I’m not a crier. Never have been. And yet, every now and then, a song on the radio will catch me off guard and get me all verklempt. With New Year’s fast approaching, maybe I’ll pour myself a glass of ancient Irish whiskey and crank up the waterworks with the tearful tunes below:
Redemption Song/Bob Marley – If you read any of my books, or at least my list of favorites, you’ll see that redemption is a continuing theme. There’s something endlessly appealing — and touching — about broken people down to their final chance who somehow find the strength to triumph against the longest of odds. Marley’s world-weary voice has a way of reaching into my heart and giving it a squeeze, especially when he says, “All I ever have . . . redemption songs.”

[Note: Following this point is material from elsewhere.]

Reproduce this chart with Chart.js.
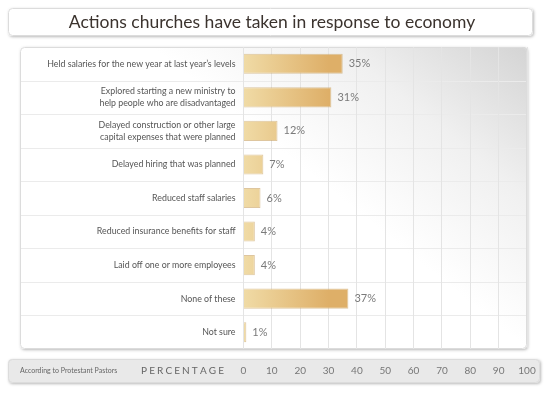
<!DOCTYPE html>
<html>
<head>
<meta charset="utf-8">
<script src="https://cdn.jsdelivr.net/npm/chart.js@4"></script>
<style>
  body { margin: 0; background: #fff; }
  canvas { display: block; }
</style>
</head>
<body>
<canvas id="chart" width="555" height="394"></canvas>
<script>
// Data
const categories = [
    ['Held salaries for the new year at last year\u2019s levels'],
    ['Explored starting a new ministry to', 'help people who are disadvantaged'],
    ['Delayed construction or other large', 'capital expenses that were planned'],
    ['Delayed hiring that was planned'],
    ['Reduced staff salaries'],
    ['Reduced insurance benefits for staff'],
    ['Laid off one or more employees'],
    ['None of these'],
    ['Not sure']
];
const percentages = [35, 31, 12, 7, 6, 4, 4, 37, 1];
const xTicks = [0, 10, 20, 30, 40, 50, 60, 70, 80, 90, 100];

const titleText = 'Actions churches have taken in response to economy';
const sourceText = 'According to Protestant Pastors';
const axisTitle = 'PERCENTAGE';

const FONT = 'Lato, "Open Sans", sans-serif';

function roundRect(ctx, x, y, w, h, r) {
    ctx.beginPath();
    ctx.moveTo(x + r, y);
    ctx.lineTo(x + w - r, y);
    ctx.quadraticCurveTo(x + w, y, x + w, y + r);
    ctx.lineTo(x + w, y + h - r);
    ctx.quadraticCurveTo(x + w, y + h, x + w - r, y + h);
    ctx.lineTo(x + r, y + h);
    ctx.quadraticCurveTo(x, y + h, x, y + h - r);
    ctx.lineTo(x, y + r);
    ctx.quadraticCurveTo(x, y, x + r, y);
    ctx.closePath();
}

function panelBox(ctx, x, y, w, h, fill) {
    ctx.save();
    ctx.shadowColor = 'rgba(0,0,0,0.28)';
    ctx.shadowBlur = 3;
    ctx.shadowOffsetX = 1;
    ctx.shadowOffsetY = 1;
    roundRect(ctx, x, y, w, h, 4);
    ctx.fillStyle = fill;
    ctx.fill();
    ctx.restore();
    ctx.save();
    roundRect(ctx, x + 0.5, y + 0.5, w - 1, h - 1, 4);
    ctx.strokeStyle = '#dcdcdc';
    ctx.lineWidth = 1;
    ctx.stroke();
    ctx.restore();
}

// Boxes, title and row lines behind the chart
const backdrop = {
    id: 'backdrop',
    beforeDraw(chart) {
        const ctx = chart.ctx;
        const area = chart.chartArea;
        const y = chart.scales.y;

        // title box
        panelBox(ctx, 8, 8, 525, 28, '#ffffff');
        ctx.save();
        ctx.fillStyle = '#3b332e';
        ctx.font = '17.5px ' + FONT;
        ctx.textAlign = 'center';
        ctx.textBaseline = 'middle';
        ctx.fillText(titleText, 272, 22);
        ctx.restore();

        // main panel
        const px = 20, py = area.top, pw = area.right - 20, ph = area.bottom - area.top;
        const shade = ctx.createLinearGradient(380, 230, area.right, area.top);
        shade.addColorStop(0, '#ffffff');
        shade.addColorStop(0.5, '#f0f0f0');
        shade.addColorStop(1, '#d4d4d4');
        panelBox(ctx, px, py, pw, ph, shade);

        // row separators across the whole panel
        ctx.save();
        ctx.strokeStyle = '#ebebeb';
        ctx.lineWidth = 1;
        for (let i = 0; i < categories.length - 1; i++) {
            const yy = Math.round((y.getPixelForTick(i) + y.getPixelForTick(i + 1)) / 2) + 0.5;
            ctx.beginPath();
            ctx.moveTo(px + 1, yy);
            ctx.lineTo(area.right - 1, yy);
            ctx.stroke();
        }
        ctx.restore();

        // axis bar
        panelBox(ctx, 8, 359, 532, 24, '#e9e9e9');
        ctx.save();
        ctx.fillStyle = '#666';
        ctx.textBaseline = 'middle';
        ctx.font = '7px ' + FONT;
        ctx.fillText(sourceText, 20, 371);
        ctx.font = '10px ' + FONT;
        const letters = axisTitle.split('');
        const total = letters.reduce((s, ch) => s + ctx.measureText(ch).width, 0);
        const gap = (83 - total) / (letters.length - 1);
        let x = 141;
        for (const ch of letters) {
            ctx.fillText(ch, x, 371);
            x += ctx.measureText(ch).width + gap;
        }
        ctx.restore();
    },
    afterDatasetsDraw(chart) {
        const ctx = chart.ctx;
        const meta = chart.getDatasetMeta(0);
        ctx.save();
        ctx.fillStyle = '#7a7a7a';
        ctx.font = '11px ' + FONT;
        ctx.textBaseline = 'middle';
        meta.data.forEach((bar, i) => {
            ctx.fillText(percentages[i] + '%', bar.x + 6, bar.y);
        });
        ctx.restore();
    }
};

const ctx = document.getElementById('chart').getContext('2d');

function barFill(context) {
    const chart = context.chart;
    const area = chart.chartArea;
    if (!area) return '#deb068';
    const x0 = chart.scales.x.getPixelForValue(0);
    const x1 = chart.scales.x.getPixelForValue(30);
    const g = chart.ctx.createLinearGradient(x0, 0, x1, 0);
    g.addColorStop(0, '#f0dba6');
    g.addColorStop(1, '#deaf68');
    return g;
}

new Chart(ctx, {
    type: 'bar',
    data: {
        labels: categories,
        datasets: [{
            label: 'Percentage',
            data: percentages,
            backgroundColor: barFill,
            borderColor: 'rgba(200,160,95,0.6)',
            borderWidth: 1,
            borderSkipped: 'left',
            categoryPercentage: 1,
            barPercentage: 0.6
        }]
    },
    plugins: [backdrop],
    options: {
        indexAxis: 'y',
        responsive: false,
        animation: false,
        layout: {
            padding: { left: 20, right: 28, top: 47, bottom: 0 }
        },
        scales: {
            x: {
                min: 0,
                max: 100,
                afterBuildTicks(scale) {
                    scale.ticks = xTicks.map(v => ({ value: v }));
                },
                grid: {
                    color: '#e4e4e4',
                    drawTicks: false
                },
                border: { display: false },
                ticks: {
                    padding: 16,
                    color: '#777',
                    font: { family: FONT, size: 10 }
                },
                afterFit(scale) { scale.height = 45; }
            },
            y: {
                grid: { display: false, drawTicks: false },
                border: { display: false },
                ticks: {
                    padding: 8,
                    color: '#555',
                    font: { family: FONT, size: 8.8, lineHeight: 1.35 }
                },
                afterFit(scale) { scale.width = 223.5; }
            }
        },
        plugins: {
            legend: { display: false },
            tooltip: { enabled: false }
        }
    }
});
</script>
</body>
</html>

Pancho and Lefty/Willie and Merle – It’s just a sad, sad tale of loyalty and betrayal. One character winds up dead, the other spends his final days in a freezing Cleveland fleabag hotel room. No hope, nothing left to cling to except the lived-in voices of our narrators. A reminder, as John Mellencamp once said, that “Nothin’ matters and what if it did.”
Ooh La La/The Faces – A bittersweet tale of love and regret and lessons learned, as passed down from a mythical grandfather to his grandson who, as is always the case, will have to find out for himself. I prefer the raggedy Ronnie Wood offering to the more polished Rod Stewart effort; it seems to fit the sentiment better. As a grandfather of an 18-year-old boy in his first real relationship, I connect with this song on every level. I’m sure he will, too, when he’s my age.
Angel from Montgomery/John Prine – I could choose a dozen songs from the legendary and still under-appreciated Prine, but none better than this masterpiece about an old couple playing out the string. I love Bonnie Raitt’s version, too, but no one captures the pain and loneliness like the guy who wrote these words: “Just give me one thing that I can hold on to; to believe in this living is just a hard way to go.”
Love is the Answer/Utopia – Such a simple, universal theme, but in the hands of Todd Rundgren, it becomes a soaring anthem that builds and builds to a crescendo of tears:
And when you feel afraid, love one another
When you’ve lost your way, love one another
When you’re all alone, love one another
When you’re far from home, love one another
When you’re down and out, love one another
All your hope’s run out, love one another
When you need a friend, love one another
When you’re near the end, love one another
We got to love one another
If you’ve only heard the slicker England Dan and John Ford Coley hit, I urge you to give this a listen instead.
Hallelujah/Leonard Cohen – If you’re in the mood to kill yourself, cue up Cohen’s “You Want it Darker.” But if you’re longing for a sliver of peace, “Hallelujah” makes the cut, with its skillful blend of metaphor, parable and cinematic imagery. Reportedly Cohen wrote 80 original verses, which you can no doubt find somewhere on the web. But the popular version is just right for me.
Just Us Kids/James McMurtry – James inherited his father’s fabled storytelling skills; “Just Us Kids” chronicles an entire life in a little over five minutes, a novel disguised as a song. From a relatability standpoint, it helps that James and I are roughly the same age. For good and for bad, we’re card-carrying Boomers to the core, dealing with the disappointment and loss that comes with the territory.
Just us kids hangin’ out today
Watchin’ our long hair turnin’ gray
Not so skinny maybe not so free
Not so many as we used to be
American Tune/Paul Simon – Rhymin’ Simon’s tribute to the America that should have been makes me long for the America that never was. I think we all wonder what went wrong.
And I don’t know a soul who’s not been battered
I don’t have a friend who feels at ease
I don’t know a dream that’s not been shattered
or driven to its knees
But it’s all right, it’s all right
We’ve lived so well so long
Still, when I think of the road
we’re traveling on
I wonder what went wrong
I can’t help it, I wonder what went wrong
Honorable mention to Simon’s “America,” and especially this line:
“Kathy, I’m lost,” I said, though I knew she was sleeping
I’m empty and aching and I don’t know why
Spirit in the Night/Bruce Springsteen – And while we’re on the subject of lines:
I said, “I’m hurt,” she said, “Honey, let me heal it”
The beyond-cool hipster riff doesn’t hurt, either.
Sweet Baby James/James Taylor – This modern cowboy lullaby penned and sung by Taylor for his namesake nephew is so beautiful I bet they play it in heaven. Damn.